— Objective —
Copy the data below exactly.

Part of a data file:
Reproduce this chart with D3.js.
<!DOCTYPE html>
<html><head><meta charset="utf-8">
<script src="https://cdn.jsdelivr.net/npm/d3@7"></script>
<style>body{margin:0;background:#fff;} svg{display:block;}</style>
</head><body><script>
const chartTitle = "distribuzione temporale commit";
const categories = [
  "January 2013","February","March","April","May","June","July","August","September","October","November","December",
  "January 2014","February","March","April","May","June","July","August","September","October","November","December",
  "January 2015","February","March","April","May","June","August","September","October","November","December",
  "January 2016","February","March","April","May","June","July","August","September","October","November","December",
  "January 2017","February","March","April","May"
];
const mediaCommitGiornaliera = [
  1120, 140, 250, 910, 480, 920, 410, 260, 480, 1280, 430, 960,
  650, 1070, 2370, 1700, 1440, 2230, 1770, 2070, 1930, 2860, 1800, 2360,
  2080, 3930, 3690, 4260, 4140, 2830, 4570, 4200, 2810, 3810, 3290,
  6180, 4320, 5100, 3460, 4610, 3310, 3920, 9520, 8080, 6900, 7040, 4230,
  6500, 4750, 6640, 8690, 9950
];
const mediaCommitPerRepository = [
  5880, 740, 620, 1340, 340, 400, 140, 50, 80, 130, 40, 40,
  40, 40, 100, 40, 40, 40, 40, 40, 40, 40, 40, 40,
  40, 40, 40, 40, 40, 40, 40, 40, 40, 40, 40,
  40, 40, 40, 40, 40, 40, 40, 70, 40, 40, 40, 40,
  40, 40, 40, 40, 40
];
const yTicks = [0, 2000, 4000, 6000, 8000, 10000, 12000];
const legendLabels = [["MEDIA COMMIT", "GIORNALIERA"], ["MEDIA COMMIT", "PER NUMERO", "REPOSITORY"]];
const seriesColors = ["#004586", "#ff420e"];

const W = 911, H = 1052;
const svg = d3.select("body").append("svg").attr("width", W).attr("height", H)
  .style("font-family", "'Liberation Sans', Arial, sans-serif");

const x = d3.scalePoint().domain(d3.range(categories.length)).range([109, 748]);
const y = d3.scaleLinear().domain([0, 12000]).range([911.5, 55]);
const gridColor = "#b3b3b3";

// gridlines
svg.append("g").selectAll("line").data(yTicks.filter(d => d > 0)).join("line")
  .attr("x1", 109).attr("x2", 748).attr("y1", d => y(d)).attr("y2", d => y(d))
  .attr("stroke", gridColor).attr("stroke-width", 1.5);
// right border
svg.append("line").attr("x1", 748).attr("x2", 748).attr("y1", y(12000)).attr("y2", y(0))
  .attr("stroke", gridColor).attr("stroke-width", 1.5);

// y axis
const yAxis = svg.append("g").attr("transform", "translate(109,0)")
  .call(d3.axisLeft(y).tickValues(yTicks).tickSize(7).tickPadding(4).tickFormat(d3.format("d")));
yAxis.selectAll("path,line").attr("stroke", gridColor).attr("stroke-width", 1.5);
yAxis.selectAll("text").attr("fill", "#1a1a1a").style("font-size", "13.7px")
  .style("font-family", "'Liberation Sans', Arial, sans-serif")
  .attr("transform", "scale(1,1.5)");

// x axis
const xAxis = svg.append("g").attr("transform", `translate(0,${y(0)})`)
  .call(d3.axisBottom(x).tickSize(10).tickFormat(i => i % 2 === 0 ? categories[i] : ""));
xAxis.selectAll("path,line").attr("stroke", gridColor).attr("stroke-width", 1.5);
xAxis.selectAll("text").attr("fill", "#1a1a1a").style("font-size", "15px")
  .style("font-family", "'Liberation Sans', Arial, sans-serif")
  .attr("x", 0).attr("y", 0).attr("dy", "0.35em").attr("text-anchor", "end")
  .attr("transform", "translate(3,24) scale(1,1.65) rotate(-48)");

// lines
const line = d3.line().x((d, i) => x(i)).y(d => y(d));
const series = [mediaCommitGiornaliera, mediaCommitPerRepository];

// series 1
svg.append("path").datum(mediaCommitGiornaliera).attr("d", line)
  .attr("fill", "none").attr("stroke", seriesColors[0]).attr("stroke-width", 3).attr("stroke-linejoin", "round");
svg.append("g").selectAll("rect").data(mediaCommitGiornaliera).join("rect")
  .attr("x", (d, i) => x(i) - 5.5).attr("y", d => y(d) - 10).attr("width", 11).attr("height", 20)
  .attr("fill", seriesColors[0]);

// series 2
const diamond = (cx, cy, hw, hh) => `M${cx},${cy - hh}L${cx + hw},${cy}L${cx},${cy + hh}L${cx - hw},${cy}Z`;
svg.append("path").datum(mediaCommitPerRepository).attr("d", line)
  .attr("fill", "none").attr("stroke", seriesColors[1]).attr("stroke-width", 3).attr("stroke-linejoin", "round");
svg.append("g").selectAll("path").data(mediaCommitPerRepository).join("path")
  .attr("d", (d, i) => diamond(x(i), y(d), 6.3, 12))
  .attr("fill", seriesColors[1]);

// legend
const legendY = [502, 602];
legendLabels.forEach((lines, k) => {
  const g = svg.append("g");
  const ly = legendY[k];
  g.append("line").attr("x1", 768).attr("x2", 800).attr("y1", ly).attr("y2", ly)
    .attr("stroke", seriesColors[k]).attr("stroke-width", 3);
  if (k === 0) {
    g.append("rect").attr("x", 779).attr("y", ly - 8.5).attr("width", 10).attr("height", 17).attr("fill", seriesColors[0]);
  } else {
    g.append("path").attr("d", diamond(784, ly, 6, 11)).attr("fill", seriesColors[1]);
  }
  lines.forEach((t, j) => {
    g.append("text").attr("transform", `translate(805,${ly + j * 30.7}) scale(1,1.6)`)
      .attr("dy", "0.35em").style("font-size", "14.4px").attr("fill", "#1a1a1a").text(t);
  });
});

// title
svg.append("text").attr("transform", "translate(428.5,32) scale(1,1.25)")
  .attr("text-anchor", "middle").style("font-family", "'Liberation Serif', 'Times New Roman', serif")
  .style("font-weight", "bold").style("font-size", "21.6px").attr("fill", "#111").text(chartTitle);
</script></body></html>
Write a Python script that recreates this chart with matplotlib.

— Correct result —
Reproduce this chart with D3.js.
<!DOCTYPE html>
<html><head><meta charset="utf-8">
<script src="https://cdn.jsdelivr.net/npm/d3@7"></script>
<style>body{margin:0;background:#fff;} svg{display:block;}</style>
</head><body><script>
const chartTitle = "distribuzione temporale commit";
const categories = [
  "January 2013","February","March","April","May","June","July","August","September","October","November","December",
  "January 2014","February","March","April","May","June","July","August","September","October","November","December",
  "January 2015","February","March","April","May","June","August","September","October","November","December",
  "January 2016","February","March","April","May","June","July","August","September","October","November","December",
  "January 2017","February","March","April","May"
];
const mediaCommitGiornaliera = [
  1120, 140, 250, 910, 480, 920, 410, 260, 480, 1280, 430, 960,
  650, 1070, 2370, 1700, 1440, 2230, 1770, 2070, 1930, 2860, 1800, 2360,
  2080, 3930, 3690, 4260, 4140, 2830, 4570, 4200, 2810, 3810, 3290,
  6180, 4320, 5100, 3460, 4610, 3310, 3920, 9520, 8080, 6900, 7040, 4230,
  6500, 4750, 6640, 8690, 9950
];
const mediaCommitPerRepository = [
  5880, 740, 620, 1340, 340, 400, 140, 50, 80, 130, 40, 40,
  40, 40, 100, 40, 40, 40, 40, 40, 40, 40, 40, 40,
  40, 40, 40, 40, 40, 40, 40, 40, 40, 40, 40,
  40, 40, 40, 40, 40, 40, 40, 70, 40, 40, 40, 40,
  40, 40, 40, 40, 40
];
const yTicks = [0, 2000, 4000, 6000, 8000, 10000, 12000];
const legendLabels = [["MEDIA COMMIT", "GIORNALIERA"], ["MEDIA COMMIT", "PER NUMERO", "REPOSITORY"]];
const seriesColors = ["#004586", "#ff420e"];

const W = 911, H = 1052;
const svg = d3.select("body").append("svg").attr("width", W).attr("height", H)
  .style("font-family", "'Liberation Sans', Arial, sans-serif");

const x = d3.scalePoint().domain(d3.range(categories.length)).range([109, 748]);
const y = d3.scaleLinear().domain([0, 12000]).range([911.5, 55]);
const gridColor = "#b3b3b3";

// gridlines
svg.append("g").selectAll("line").data(yTicks.filter(d => d > 0)).join("line")
  .attr("x1", 109).attr("x2", 748).attr("y1", d => y(d)).attr("y2", d => y(d))
  .attr("stroke", gridColor).attr("stroke-width", 1.5);
// right border
svg.append("line").attr("x1", 748).attr("x2", 748).attr("y1", y(12000)).attr("y2", y(0))
  .attr("stroke", gridColor).attr("stroke-width", 1.5);

// y axis
const yAxis = svg.append("g").attr("transform", "translate(109,0)")
  .call(d3.axisLeft(y).tickValues(yTicks).tickSize(7).tickPadding(4).tickFormat(d3.format("d")));
yAxis.selectAll("path,line").attr("stroke", gridColor).attr("stroke-width", 1.5);
yAxis.selectAll("text").attr("fill", "#1a1a1a").style("font-size", "13.7px")
  .style("font-family", "'Liberation Sans', Arial, sans-serif")
  .attr("transform", "scale(1,1.5)");

// x axis
const xAxis = svg.append("g").attr("transform", `translate(0,${y(0)})`)
  .call(d3.axisBottom(x).tickSize(10).tickFormat(i => i % 2 === 0 ? categories[i] : ""));
xAxis.selectAll("path,line").attr("stroke", gridColor).attr("stroke-width", 1.5);
xAxis.selectAll("text").attr("fill", "#1a1a1a").style("font-size", "15px")
  .style("font-family", "'Liberation Sans', Arial, sans-serif")
  .attr("x", 0).attr("y", 0).attr("dy", "0.35em").attr("text-anchor", "end")
  .attr("transform", "translate(3,24) scale(1,1.65) rotate(-48)");

// lines
const line = d3.line().x((d, i) => x(i)).y(d => y(d));
const series = [mediaCommitGiornaliera, mediaCommitPerRepository];

// series 1
svg.append("path").datum(mediaCommitGiornaliera).attr("d", line)
  .attr("fill", "none").attr("stroke", seriesColors[0]).attr("stroke-width", 3).attr("stroke-linejoin", "round");
svg.append("g").selectAll("rect").data(mediaCommitGiornaliera).join("rect")
  .attr("x", (d, i) => x(i) - 5.5).attr("y", d => y(d) - 10).attr("width", 11).attr("height", 20)
  .attr("fill", seriesColors[0]);

// series 2
const diamond = (cx, cy, hw, hh) => `M${cx},${cy - hh}L${cx + hw},${cy}L${cx},${cy + hh}L${cx - hw},${cy}Z`;
svg.append("path").datum(mediaCommitPerRepository).attr("d", line)
  .attr("fill", "none").attr("stroke", seriesColors[1]).attr("stroke-width", 3).attr("stroke-linejoin", "round");
svg.append("g").selectAll("path").data(mediaCommitPerRepository).join("path")
  .attr("d", (d, i) => diamond(x(i), y(d), 6.3, 12))
  .attr("fill", seriesColors[1]);

// legend
const legendY = [502, 602];
legendLabels.forEach((lines, k) => {
  const g = svg.append("g");
  const ly = legendY[k];
  g.append("line").attr("x1", 768).attr("x2", 800).attr("y1", ly).attr("y2", ly)
    .attr("stroke", seriesColors[k]).attr("stroke-width", 3);
  if (k === 0) {
    g.append("rect").attr("x", 779).attr("y", ly - 8.5).attr("width", 10).attr("height", 17).attr("fill", seriesColors[0]);
  } else {
    g.append("path").attr("d", diamond(784, ly, 6, 11)).attr("fill", seriesColors[1]);
  }
  lines.forEach((t, j) => {
    g.append("text").attr("transform", `translate(805,${ly + j * 30.7}) scale(1,1.6)`)
      .attr("dy", "0.35em").style("font-size", "14.4px").attr("fill", "#1a1a1a").text(t);
  });
});

// title
svg.append("text").attr("transform", "translate(428.5,32) scale(1,1.25)")
  .attr("text-anchor", "middle").style("font-family", "'Liberation Serif', 'Times New Roman', serif")
  .style("font-weight", "bold").style("font-size", "21.6px").attr("fill", "#111").text(chartTitle);
</script></body></html>
Write a Python script that recreates this chart with matplotlib.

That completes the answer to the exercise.